- [STORED RECORDS]
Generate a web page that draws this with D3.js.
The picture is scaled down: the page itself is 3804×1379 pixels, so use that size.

--

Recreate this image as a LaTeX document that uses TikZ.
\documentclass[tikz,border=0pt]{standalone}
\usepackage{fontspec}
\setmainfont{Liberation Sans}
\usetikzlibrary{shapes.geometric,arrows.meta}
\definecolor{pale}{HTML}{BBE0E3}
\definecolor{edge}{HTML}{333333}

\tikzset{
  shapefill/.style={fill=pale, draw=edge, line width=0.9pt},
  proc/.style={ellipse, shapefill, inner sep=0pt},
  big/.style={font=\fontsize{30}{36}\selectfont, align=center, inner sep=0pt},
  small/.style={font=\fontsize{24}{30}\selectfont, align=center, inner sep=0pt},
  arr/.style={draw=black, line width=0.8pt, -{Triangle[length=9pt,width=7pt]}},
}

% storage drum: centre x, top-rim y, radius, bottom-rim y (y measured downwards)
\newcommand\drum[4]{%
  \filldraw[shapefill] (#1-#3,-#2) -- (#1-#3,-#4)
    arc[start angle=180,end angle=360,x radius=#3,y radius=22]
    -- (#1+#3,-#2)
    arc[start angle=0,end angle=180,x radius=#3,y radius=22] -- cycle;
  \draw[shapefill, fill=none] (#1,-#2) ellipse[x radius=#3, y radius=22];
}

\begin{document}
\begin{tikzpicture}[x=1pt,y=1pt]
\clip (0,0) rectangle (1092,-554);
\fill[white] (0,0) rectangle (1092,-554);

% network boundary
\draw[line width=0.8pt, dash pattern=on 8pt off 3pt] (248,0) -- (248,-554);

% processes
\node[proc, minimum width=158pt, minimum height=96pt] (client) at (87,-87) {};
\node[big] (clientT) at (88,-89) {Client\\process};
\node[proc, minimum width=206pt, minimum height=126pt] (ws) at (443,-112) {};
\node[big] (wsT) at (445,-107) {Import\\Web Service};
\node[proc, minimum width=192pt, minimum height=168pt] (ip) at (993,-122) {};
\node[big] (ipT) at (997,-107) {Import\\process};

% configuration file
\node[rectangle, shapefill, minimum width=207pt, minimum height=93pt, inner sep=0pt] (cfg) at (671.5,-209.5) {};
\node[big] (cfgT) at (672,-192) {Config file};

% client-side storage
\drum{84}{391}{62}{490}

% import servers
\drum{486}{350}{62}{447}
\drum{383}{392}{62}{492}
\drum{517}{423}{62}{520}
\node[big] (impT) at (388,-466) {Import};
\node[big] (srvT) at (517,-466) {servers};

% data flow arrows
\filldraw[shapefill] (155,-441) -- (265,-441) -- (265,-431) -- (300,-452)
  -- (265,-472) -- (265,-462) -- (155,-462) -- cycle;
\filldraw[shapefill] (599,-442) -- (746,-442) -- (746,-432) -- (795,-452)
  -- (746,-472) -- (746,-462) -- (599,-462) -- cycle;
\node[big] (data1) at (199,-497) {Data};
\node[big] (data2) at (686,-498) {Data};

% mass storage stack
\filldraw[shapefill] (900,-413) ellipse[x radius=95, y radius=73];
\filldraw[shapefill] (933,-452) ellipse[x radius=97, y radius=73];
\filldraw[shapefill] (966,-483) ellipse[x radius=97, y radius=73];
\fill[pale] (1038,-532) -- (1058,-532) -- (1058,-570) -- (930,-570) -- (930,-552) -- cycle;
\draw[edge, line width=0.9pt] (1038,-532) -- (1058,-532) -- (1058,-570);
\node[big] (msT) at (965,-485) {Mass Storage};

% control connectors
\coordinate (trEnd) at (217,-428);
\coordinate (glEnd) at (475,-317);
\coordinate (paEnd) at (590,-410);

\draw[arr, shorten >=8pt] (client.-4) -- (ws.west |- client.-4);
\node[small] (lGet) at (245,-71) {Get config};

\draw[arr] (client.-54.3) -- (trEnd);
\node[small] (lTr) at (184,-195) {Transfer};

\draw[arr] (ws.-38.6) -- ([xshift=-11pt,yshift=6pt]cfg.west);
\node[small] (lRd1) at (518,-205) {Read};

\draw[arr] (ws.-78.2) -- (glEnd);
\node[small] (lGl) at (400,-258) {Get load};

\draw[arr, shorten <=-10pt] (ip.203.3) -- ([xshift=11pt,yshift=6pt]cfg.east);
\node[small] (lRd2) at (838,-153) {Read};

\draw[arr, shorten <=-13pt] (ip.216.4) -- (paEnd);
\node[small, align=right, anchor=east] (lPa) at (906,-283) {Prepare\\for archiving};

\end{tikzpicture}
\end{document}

---

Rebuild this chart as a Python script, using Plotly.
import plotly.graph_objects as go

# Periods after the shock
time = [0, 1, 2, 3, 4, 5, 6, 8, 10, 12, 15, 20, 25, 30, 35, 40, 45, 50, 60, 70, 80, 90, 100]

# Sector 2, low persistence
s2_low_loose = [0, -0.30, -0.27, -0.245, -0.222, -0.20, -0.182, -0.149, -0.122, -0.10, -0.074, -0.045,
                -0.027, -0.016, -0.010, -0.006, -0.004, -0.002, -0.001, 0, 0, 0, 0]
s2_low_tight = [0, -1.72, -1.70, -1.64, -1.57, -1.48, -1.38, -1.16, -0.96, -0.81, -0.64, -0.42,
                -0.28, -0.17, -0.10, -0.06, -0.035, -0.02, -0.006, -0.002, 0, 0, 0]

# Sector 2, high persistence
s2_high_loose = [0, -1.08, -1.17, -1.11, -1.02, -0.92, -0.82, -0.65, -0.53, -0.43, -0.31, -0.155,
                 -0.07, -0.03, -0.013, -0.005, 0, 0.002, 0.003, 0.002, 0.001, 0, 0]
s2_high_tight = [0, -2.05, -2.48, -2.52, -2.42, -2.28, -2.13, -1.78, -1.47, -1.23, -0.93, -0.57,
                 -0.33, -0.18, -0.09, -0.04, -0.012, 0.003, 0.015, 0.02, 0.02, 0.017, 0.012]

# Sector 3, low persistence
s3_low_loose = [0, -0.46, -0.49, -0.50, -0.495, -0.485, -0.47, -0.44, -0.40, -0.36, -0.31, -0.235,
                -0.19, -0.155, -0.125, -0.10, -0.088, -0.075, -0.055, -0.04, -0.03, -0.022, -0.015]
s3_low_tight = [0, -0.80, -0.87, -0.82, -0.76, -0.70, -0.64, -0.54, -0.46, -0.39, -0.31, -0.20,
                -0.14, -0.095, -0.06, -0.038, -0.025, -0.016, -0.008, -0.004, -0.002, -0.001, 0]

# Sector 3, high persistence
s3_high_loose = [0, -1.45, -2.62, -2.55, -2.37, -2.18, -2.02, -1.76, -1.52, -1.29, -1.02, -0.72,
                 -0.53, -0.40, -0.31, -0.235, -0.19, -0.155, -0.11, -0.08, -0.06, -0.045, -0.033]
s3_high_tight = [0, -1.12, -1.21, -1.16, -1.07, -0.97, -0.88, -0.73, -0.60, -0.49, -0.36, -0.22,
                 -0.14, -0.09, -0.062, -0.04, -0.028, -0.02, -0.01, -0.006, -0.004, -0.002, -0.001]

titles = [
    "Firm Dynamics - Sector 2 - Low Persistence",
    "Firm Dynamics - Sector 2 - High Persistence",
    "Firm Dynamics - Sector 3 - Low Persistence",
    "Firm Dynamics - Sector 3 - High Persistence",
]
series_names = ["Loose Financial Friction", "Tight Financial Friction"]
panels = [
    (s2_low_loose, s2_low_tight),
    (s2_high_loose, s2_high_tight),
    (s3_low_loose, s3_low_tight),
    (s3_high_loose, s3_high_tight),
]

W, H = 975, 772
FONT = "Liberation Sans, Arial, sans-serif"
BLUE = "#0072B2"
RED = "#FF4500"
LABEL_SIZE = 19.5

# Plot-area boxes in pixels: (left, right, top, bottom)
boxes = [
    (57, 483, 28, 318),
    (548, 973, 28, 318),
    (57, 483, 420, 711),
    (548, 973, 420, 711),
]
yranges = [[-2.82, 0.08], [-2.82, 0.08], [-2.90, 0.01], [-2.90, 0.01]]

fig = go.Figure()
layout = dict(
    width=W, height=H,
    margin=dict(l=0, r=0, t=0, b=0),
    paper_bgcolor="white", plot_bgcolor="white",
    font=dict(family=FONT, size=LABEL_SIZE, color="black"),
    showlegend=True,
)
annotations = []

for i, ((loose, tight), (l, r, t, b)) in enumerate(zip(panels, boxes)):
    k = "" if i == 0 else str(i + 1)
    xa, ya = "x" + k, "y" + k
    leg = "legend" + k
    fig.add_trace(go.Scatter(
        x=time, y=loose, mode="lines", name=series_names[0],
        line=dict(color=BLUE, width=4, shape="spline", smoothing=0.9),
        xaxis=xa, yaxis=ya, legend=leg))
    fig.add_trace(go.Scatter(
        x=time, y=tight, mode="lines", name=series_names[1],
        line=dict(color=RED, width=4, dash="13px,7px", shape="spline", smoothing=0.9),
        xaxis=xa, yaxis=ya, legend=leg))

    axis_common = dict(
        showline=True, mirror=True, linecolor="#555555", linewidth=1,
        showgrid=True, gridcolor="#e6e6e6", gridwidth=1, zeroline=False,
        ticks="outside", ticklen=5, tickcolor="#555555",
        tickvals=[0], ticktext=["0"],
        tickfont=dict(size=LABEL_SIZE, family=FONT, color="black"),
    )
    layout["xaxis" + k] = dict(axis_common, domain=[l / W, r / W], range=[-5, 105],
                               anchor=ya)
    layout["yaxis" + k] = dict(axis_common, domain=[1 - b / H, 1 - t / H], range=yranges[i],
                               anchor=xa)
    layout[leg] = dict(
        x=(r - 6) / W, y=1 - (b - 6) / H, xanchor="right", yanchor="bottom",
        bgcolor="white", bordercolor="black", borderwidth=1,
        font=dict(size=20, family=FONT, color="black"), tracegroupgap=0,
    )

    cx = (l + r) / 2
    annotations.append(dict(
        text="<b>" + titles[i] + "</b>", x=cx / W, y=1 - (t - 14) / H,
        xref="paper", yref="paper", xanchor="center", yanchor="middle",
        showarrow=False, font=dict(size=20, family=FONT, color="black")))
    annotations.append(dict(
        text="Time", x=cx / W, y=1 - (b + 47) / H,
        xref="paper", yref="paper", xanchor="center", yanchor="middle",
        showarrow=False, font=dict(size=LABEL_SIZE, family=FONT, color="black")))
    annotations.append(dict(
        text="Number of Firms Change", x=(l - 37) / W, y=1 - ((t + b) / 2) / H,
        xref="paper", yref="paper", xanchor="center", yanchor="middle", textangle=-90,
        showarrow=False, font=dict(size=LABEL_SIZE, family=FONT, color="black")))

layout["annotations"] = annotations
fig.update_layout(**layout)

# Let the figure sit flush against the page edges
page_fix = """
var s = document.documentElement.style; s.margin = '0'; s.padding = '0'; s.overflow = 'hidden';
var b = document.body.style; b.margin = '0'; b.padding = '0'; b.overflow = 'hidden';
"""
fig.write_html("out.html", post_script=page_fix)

- [EXERCISE TASK]
Only the lines from the one containing "Rebuild this chart" to the one containing "-0.002, -0.001, 0]" are to be printed, both ends included, exactly as written.

- [RESPONSE TO THE EXERCISE]
Rebuild this chart as a Python script, using Plotly.
import plotly.graph_objects as go

# Periods after the shock
time = [0, 1, 2, 3, 4, 5, 6, 8, 10, 12, 15, 20, 25, 30, 35, 40, 45, 50, 60, 70, 80, 90, 100]

# Sector 2, low persistence
s2_low_loose = [0, -0.30, -0.27, -0.245, -0.222, -0.20, -0.182, -0.149, -0.122, -0.10, -0.074, -0.045,
                -0.027, -0.016, -0.010, -0.006, -0.004, -0.002, -0.001, 0, 0, 0, 0]
s2_low_tight = [0, -1.72, -1.70, -1.64, -1.57, -1.48, -1.38, -1.16, -0.96, -0.81, -0.64, -0.42,
                -0.28, -0.17, -0.10, -0.06, -0.035, -0.02, -0.006, -0.002, 0, 0, 0]

# Sector 2, high persistence
s2_high_loose = [0, -1.08, -1.17, -1.11, -1.02, -0.92, -0.82, -0.65, -0.53, -0.43, -0.31, -0.155,
                 -0.07, -0.03, -0.013, -0.005, 0, 0.002, 0.003, 0.002, 0.001, 0, 0]
s2_high_tight = [0, -2.05, -2.48, -2.52, -2.42, -2.28, -2.13, -1.78, -1.47, -1.23, -0.93, -0.57,
                 -0.33, -0.18, -0.09, -0.04, -0.012, 0.003, 0.015, 0.02, 0.02, 0.017, 0.012]

# Sector 3, low persistence
s3_low_loose = [0, -0.46, -0.49, -0.50, -0.495, -0.485, -0.47, -0.44, -0.40, -0.36, -0.31, -0.235,
                -0.19, -0.155, -0.125, -0.10, -0.088, -0.075, -0.055, -0.04, -0.03, -0.022, -0.015]
s3_low_tight = [0, -0.80, -0.87, -0.82, -0.76, -0.70, -0.64, -0.54, -0.46, -0.39, -0.31, -0.20,
                -0.14, -0.095, -0.06, -0.038, -0.025, -0.016, -0.008, -0.004, -0.002, -0.001, 0]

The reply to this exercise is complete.